Bond Duration How to Calculate Interest Rate Risk on a Bond
Post on: 13 Май, 2015 No Comment
Bond Duration is a measurement of how long it takes for the price of a bond to be matched by the money it generates. Here is a video overview, and you can find the longer text version below.
Measured in years, duration is important information for investors, because a bond with a higher duration also has more interest rate risk (more time for things to go wrong) and higher price volatility, compared to one with a lower duration.
However, higher risk means higher potential reward:
A bond with higher duration will have larger gains when interest rates fall than a similar bond with a lower duration.
The impact of a change in interest rates on a bond’s price, or its interest rate risk, is measured by the bonds duration. If a bonds duration is 8 (meaning that it will take 8 years for the bondholder to receive back the purchase price of the bond), you can also use that number to calculate how much the price will move if interest rates change.
In the case of a bond with a duration of 8, a 1% rise in market interest rates would cause the bond to decrease in value 8%. Conversely, a 1% fall in interest rate would cause the bond’s value to increase by 8%. The bigger a bonds duration number, the greater the impact an interest rate move will have a bond’s price, and therefore the higher the bonds interest rate risk.

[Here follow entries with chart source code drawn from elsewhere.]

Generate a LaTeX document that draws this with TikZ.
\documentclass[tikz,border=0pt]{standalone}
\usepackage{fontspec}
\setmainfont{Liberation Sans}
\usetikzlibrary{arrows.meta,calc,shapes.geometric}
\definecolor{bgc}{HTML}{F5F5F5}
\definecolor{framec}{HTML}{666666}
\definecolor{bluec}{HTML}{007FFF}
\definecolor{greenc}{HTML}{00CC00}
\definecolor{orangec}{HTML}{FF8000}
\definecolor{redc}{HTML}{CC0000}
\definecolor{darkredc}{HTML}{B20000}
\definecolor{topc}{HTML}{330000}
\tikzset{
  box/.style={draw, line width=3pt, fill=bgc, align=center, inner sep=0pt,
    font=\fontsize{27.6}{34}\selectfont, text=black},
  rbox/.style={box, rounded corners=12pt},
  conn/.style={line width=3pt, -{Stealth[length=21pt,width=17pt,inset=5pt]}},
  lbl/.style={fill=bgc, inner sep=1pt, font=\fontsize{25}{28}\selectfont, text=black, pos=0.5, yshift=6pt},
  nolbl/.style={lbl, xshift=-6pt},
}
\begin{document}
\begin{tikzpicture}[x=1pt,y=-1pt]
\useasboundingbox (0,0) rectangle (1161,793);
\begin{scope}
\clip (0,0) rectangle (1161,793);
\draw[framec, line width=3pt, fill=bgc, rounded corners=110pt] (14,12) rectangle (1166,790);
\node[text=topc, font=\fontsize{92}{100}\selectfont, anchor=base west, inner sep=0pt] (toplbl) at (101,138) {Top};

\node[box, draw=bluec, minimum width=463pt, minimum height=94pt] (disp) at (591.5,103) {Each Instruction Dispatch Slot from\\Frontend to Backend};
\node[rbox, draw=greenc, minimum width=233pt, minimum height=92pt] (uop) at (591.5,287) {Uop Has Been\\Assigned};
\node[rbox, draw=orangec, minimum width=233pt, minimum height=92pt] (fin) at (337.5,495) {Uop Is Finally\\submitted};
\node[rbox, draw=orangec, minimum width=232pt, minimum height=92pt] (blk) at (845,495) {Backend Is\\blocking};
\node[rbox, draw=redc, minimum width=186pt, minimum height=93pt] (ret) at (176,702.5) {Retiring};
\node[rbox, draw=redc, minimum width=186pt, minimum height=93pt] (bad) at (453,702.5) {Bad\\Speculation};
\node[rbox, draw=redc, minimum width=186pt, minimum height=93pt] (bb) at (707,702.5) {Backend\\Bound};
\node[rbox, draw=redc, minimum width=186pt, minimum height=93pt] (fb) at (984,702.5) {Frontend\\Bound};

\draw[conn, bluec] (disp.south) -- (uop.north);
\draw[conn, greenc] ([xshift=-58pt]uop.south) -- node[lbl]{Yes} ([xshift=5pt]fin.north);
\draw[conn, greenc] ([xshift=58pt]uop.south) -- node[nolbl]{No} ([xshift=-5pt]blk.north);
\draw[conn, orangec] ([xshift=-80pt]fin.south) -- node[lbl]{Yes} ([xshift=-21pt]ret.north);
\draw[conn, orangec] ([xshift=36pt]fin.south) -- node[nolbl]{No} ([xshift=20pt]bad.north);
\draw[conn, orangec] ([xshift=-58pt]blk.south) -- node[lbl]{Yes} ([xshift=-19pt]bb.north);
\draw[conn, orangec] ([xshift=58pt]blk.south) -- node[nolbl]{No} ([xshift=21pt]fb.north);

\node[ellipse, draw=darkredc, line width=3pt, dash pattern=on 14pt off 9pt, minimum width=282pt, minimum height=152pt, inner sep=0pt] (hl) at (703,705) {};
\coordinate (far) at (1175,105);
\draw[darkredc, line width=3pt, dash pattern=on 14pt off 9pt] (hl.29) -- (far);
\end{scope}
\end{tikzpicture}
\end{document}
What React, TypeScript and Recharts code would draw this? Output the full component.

Bond Duration is a very useful tool for estimation. However, it should be said that it tends to underestimate the change in market price as interest rate drop to near zero, and overestimate the impact on price for rising interest rates at high levels. This concept is called convexity.
Here are a couple of rules of thumb for bond duration:
- Interest bearing bonds will have durations less than their term (time to maturity )
- A zero-coupon bond (paying no interest) will have a duration equal to its term
- Bonds with higher higher current yields will tend to have lower durations than those with lower current yields, because an investor holding a bond with a higher current yield receives repayment for the bond faster. In other words, the higher the current yield, the lower the duration. Similarly, the longer the maturity, the higher the duration.
How bond duration changes with time
In a bond that pays interest, an interest payment that is made to an investor is no longer a future cash flow (it’s now already in the investor’s bank account). When such a payment is made, the duration of the bond will change. It can be recalculated by considering the amount of money still left to be generated. Whatever the result in terms of number of years, the time interval corresponding to the duration will shift forward in time: the date when the remaining cash flows match the price of the bond will now be later.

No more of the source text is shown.